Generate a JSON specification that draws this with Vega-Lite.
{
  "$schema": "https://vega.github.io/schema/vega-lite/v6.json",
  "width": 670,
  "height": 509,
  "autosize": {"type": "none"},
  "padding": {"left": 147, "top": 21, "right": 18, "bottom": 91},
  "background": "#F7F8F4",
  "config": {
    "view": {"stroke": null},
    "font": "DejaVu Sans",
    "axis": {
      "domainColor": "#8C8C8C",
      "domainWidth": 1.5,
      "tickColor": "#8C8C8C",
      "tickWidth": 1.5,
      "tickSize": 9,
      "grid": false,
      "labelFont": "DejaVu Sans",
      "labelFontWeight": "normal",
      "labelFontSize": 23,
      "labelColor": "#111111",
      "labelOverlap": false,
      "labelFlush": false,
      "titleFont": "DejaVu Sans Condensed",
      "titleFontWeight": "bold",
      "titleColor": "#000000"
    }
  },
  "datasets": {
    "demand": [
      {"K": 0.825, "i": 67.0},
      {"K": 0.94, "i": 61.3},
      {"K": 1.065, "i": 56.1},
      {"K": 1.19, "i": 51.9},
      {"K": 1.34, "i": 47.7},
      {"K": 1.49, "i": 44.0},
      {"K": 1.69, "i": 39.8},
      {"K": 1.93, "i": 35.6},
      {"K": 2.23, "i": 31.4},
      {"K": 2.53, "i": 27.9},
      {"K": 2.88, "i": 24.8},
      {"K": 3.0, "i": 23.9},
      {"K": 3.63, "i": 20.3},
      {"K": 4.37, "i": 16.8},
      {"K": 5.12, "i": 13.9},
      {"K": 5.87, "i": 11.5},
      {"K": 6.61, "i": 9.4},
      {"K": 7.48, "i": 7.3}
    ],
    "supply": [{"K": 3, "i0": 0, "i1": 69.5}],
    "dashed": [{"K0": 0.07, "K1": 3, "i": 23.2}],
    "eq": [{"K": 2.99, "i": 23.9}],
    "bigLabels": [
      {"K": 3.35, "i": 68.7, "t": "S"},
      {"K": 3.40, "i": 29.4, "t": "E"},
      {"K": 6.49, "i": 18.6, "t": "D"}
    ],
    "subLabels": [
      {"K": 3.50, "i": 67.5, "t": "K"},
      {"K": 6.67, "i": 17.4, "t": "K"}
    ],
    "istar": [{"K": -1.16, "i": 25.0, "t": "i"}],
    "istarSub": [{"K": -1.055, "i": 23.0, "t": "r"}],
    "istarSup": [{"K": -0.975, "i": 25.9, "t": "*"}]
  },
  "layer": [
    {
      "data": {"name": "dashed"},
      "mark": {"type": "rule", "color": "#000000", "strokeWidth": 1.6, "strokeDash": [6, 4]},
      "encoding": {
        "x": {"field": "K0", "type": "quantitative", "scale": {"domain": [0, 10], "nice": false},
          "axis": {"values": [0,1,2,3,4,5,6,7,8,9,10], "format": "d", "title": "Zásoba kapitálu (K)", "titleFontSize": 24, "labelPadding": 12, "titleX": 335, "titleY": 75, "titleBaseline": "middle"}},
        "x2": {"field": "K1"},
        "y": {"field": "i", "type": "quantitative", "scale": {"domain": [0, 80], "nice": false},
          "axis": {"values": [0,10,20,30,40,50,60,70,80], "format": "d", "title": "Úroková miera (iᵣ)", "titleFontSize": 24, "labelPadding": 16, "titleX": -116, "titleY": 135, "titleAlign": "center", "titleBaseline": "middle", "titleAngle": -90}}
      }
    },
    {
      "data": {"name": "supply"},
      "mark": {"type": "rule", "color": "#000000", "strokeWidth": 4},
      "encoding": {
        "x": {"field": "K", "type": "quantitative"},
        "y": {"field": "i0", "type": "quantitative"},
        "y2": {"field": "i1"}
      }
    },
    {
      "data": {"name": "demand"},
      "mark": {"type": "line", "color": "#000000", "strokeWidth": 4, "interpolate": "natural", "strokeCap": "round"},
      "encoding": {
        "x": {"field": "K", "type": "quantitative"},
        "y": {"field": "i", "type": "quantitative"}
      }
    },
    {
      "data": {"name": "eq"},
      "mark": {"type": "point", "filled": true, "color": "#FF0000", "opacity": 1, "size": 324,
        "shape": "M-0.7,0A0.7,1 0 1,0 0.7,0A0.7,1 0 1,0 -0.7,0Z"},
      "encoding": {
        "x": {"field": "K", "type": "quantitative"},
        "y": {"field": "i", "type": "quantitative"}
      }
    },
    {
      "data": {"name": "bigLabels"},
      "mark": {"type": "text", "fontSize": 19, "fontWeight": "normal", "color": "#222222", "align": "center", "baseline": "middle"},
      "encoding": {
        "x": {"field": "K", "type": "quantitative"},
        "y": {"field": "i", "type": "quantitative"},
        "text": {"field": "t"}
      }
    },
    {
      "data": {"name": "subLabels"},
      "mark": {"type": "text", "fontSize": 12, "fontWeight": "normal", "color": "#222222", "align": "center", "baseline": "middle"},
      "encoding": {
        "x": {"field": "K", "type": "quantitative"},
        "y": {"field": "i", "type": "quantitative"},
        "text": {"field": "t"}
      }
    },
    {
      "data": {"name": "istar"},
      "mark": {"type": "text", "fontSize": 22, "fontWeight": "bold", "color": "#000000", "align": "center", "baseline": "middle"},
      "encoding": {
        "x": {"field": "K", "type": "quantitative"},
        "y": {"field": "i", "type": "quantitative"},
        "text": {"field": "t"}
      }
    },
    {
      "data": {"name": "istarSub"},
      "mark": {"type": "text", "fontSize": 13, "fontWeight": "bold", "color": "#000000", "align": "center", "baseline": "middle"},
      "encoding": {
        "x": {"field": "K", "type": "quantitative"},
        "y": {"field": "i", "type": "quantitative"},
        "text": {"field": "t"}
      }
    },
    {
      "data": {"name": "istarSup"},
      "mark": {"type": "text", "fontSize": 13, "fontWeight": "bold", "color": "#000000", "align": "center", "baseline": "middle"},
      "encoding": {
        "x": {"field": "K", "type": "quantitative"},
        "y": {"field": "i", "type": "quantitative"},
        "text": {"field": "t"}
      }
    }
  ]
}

==

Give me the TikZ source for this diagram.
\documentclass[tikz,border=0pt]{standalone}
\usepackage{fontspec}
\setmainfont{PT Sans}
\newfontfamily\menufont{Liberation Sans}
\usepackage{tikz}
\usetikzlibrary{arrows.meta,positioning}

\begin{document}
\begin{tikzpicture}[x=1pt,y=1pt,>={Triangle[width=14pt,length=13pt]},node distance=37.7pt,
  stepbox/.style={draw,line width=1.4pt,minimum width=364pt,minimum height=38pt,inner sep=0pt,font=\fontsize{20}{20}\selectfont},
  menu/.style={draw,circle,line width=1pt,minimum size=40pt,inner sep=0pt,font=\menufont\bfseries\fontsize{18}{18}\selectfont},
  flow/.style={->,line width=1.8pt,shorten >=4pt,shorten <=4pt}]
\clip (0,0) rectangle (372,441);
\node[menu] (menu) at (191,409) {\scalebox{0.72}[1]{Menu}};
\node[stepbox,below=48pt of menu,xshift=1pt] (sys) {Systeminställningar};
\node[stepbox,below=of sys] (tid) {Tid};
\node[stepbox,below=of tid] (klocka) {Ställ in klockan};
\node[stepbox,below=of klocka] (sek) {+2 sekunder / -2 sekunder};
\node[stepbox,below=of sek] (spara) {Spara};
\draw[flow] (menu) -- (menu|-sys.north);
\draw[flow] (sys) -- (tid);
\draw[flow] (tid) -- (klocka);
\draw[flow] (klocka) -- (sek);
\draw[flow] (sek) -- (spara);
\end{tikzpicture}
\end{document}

### What the task requires
List each line of the entries that holds the string "this".

### Response to the exercise
Generate a JSON specification that draws this with Vega-Lite.
Give me the TikZ source for this diagram.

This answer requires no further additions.